Input records:
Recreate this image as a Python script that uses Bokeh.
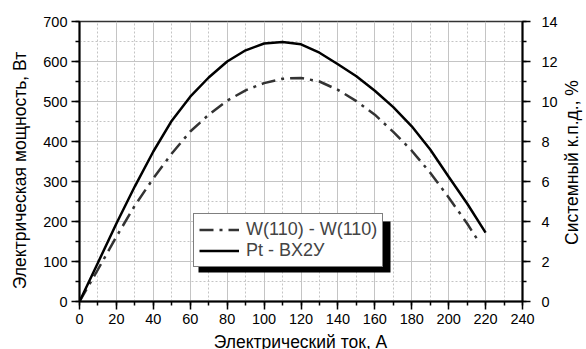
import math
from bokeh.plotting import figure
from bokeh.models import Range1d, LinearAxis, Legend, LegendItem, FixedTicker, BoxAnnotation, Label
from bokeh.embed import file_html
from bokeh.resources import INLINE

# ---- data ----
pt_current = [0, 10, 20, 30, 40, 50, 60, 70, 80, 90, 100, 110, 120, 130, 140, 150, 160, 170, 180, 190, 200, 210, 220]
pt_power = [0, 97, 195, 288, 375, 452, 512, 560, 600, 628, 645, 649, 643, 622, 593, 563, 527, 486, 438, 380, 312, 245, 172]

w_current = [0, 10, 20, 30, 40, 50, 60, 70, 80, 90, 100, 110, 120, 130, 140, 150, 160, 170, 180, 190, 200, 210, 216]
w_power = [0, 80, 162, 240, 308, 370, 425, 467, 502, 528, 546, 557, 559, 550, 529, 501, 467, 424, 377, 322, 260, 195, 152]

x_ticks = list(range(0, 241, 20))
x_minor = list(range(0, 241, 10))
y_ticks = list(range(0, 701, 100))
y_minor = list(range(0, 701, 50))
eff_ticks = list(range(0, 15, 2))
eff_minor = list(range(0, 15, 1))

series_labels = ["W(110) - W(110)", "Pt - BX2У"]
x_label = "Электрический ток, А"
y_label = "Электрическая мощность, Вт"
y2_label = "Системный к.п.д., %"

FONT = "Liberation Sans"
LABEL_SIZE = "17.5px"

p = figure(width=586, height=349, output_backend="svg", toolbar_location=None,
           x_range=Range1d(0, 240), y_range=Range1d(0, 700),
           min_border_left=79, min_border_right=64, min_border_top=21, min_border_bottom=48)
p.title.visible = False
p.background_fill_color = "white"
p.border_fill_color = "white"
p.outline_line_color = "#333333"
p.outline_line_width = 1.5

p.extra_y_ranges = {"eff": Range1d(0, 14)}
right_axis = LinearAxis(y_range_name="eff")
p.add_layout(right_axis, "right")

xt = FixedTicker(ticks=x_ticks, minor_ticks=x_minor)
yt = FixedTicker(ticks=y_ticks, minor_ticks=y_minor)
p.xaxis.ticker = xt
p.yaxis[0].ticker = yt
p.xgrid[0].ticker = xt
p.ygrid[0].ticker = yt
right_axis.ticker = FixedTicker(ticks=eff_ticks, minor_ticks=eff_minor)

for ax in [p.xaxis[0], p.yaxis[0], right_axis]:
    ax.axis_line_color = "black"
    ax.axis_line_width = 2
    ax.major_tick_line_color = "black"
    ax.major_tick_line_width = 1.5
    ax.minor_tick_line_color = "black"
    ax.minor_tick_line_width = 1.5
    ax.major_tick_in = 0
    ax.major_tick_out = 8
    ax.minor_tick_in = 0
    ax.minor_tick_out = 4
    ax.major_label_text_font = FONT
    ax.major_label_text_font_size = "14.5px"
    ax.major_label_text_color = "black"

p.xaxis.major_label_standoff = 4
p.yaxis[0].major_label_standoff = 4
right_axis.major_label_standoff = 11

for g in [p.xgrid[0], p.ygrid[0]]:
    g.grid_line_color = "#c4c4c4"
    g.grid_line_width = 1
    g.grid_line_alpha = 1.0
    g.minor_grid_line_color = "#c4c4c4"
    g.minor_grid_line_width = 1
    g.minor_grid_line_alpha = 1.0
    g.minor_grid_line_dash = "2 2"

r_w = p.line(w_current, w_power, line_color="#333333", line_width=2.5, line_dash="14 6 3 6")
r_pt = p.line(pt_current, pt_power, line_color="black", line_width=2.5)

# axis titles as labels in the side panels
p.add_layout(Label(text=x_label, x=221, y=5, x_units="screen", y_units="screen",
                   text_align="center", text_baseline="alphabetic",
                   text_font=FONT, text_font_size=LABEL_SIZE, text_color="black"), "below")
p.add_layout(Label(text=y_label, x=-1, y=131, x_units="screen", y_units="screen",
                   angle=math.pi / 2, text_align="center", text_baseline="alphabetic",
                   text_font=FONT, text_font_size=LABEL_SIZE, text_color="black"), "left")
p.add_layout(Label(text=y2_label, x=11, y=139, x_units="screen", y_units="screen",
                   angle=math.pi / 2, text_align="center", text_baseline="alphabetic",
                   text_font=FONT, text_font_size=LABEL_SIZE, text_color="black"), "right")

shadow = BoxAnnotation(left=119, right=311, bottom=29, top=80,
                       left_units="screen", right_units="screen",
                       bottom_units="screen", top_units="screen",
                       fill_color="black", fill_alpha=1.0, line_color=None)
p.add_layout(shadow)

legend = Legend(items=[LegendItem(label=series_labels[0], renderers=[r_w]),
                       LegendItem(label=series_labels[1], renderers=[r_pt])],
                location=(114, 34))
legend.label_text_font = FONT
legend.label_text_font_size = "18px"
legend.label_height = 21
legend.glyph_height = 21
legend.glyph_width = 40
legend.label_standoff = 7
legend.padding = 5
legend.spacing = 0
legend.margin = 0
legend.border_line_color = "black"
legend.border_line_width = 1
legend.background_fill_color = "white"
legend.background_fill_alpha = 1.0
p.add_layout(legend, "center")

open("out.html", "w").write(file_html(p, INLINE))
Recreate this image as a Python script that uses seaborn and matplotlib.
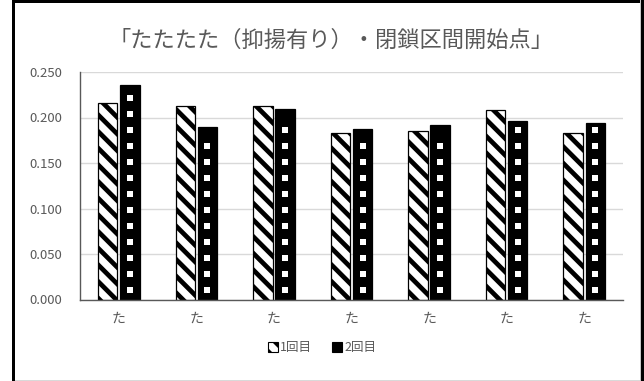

To be done: Isolate the lines above that contain the word "image" and copy them.

Reply to the task:
Recreate this image as a Python script that uses Bokeh.
Recreate this image as a Python script that uses seaborn and matplotlib.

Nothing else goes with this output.